- LISTING -
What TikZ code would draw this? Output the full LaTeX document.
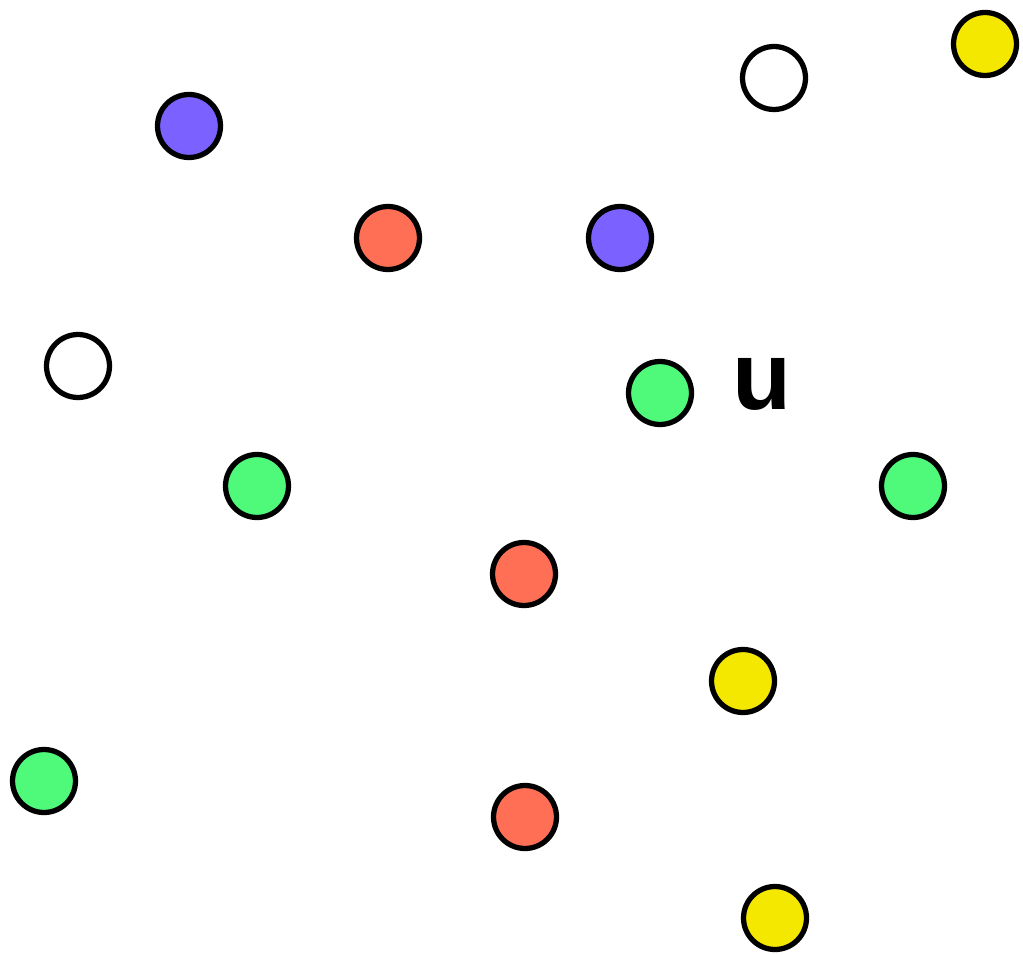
\documentclass[tikz,border=0pt]{standalone}
\usepackage{fontspec}
\setmainfont{Liberation Sans}
\usepackage{tikz}
\definecolor{dotpurple}{HTML}{7B61FF}
\definecolor{dotred}{HTML}{FF6F55}
\definecolor{dotyellow}{HTML}{F5E800}
\definecolor{dotgreen}{HTML}{4FFA7B}
\tikzset{
  dot/.style={circle,draw=black,line width=3pt,minimum size=1.26cm,inner sep=0pt},
}
\begin{document}
\begin{tikzpicture}[x=0.02cm,y=-0.02cm]
  \useasboundingbox (0,0) rectangle (1023,955);
  \node[dot,fill=dotpurple] (p1) at (189,126) {};
  \node[dot,fill=dotred] (r1) at (388,238) {};
  \node[dot,fill=dotpurple] (p2) at (620,238) {};
  \node[dot,fill=white] (w1) at (774,78) {};
  \node[dot,fill=dotyellow] (y1) at (985,44) {};
  \node[dot,fill=white] (w2) at (78,366) {};
  \node[dot,fill=dotgreen] (g1) at (660,393) {};
  \node[font=\fontsize{55}{60}\selectfont\bfseries] (u) at (762,384) {u};
  \node[dot,fill=dotgreen] (g2) at (257,486) {};
  \node[dot,fill=dotgreen] (g3) at (913,486) {};
  \node[dot,fill=dotred] (r2) at (524,574) {};
  \node[dot,fill=dotyellow] (y2) at (743,681) {};
  \node[dot,fill=dotgreen] (g4) at (44,781) {};
  \node[dot,fill=dotred] (r3) at (525,817) {};
  \node[dot,fill=dotyellow] (y3) at (775,918) {};
\end{tikzpicture}
\end{document}
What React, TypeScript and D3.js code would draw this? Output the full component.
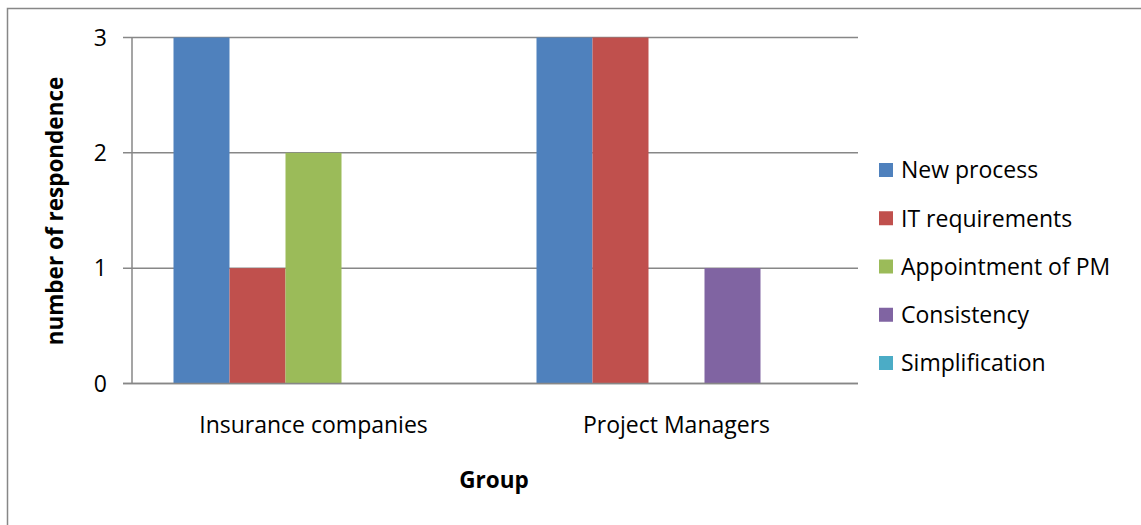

- WORK REQUIRED -
All the lines above are to be given again exactly as they read, with the pictures removed.

- COMPLETED TASK -
What TikZ code would draw this? Output the full LaTeX document.
\documentclass[tikz,border=0pt]{standalone}
\usepackage{fontspec}
\setmainfont{Liberation Sans}
\usepackage{tikz}
\definecolor{dotpurple}{HTML}{7B61FF}
\definecolor{dotred}{HTML}{FF6F55}
\definecolor{dotyellow}{HTML}{F5E800}
\definecolor{dotgreen}{HTML}{4FFA7B}
\tikzset{
  dot/.style={circle,draw=black,line width=3pt,minimum size=1.26cm,inner sep=0pt},
}
\begin{document}
\begin{tikzpicture}[x=0.02cm,y=-0.02cm]
  \useasboundingbox (0,0) rectangle (1023,955);
  \node[dot,fill=dotpurple] (p1) at (189,126) {};
  \node[dot,fill=dotred] (r1) at (388,238) {};
  \node[dot,fill=dotpurple] (p2) at (620,238) {};
  \node[dot,fill=white] (w1) at (774,78) {};
  \node[dot,fill=dotyellow] (y1) at (985,44) {};
  \node[dot,fill=white] (w2) at (78,366) {};
  \node[dot,fill=dotgreen] (g1) at (660,393) {};
  \node[font=\fontsize{55}{60}\selectfont\bfseries] (u) at (762,384) {u};
  \node[dot,fill=dotgreen] (g2) at (257,486) {};
  \node[dot,fill=dotgreen] (g3) at (913,486) {};
  \node[dot,fill=dotred] (r2) at (524,574) {};
  \node[dot,fill=dotyellow] (y2) at (743,681) {};
  \node[dot,fill=dotgreen] (g4) at (44,781) {};
  \node[dot,fill=dotred] (r3) at (525,817) {};
  \node[dot,fill=dotyellow] (y3) at (775,918) {};
\end{tikzpicture}
\end{document}
What React, TypeScript and D3.js code would draw this? Output the full component.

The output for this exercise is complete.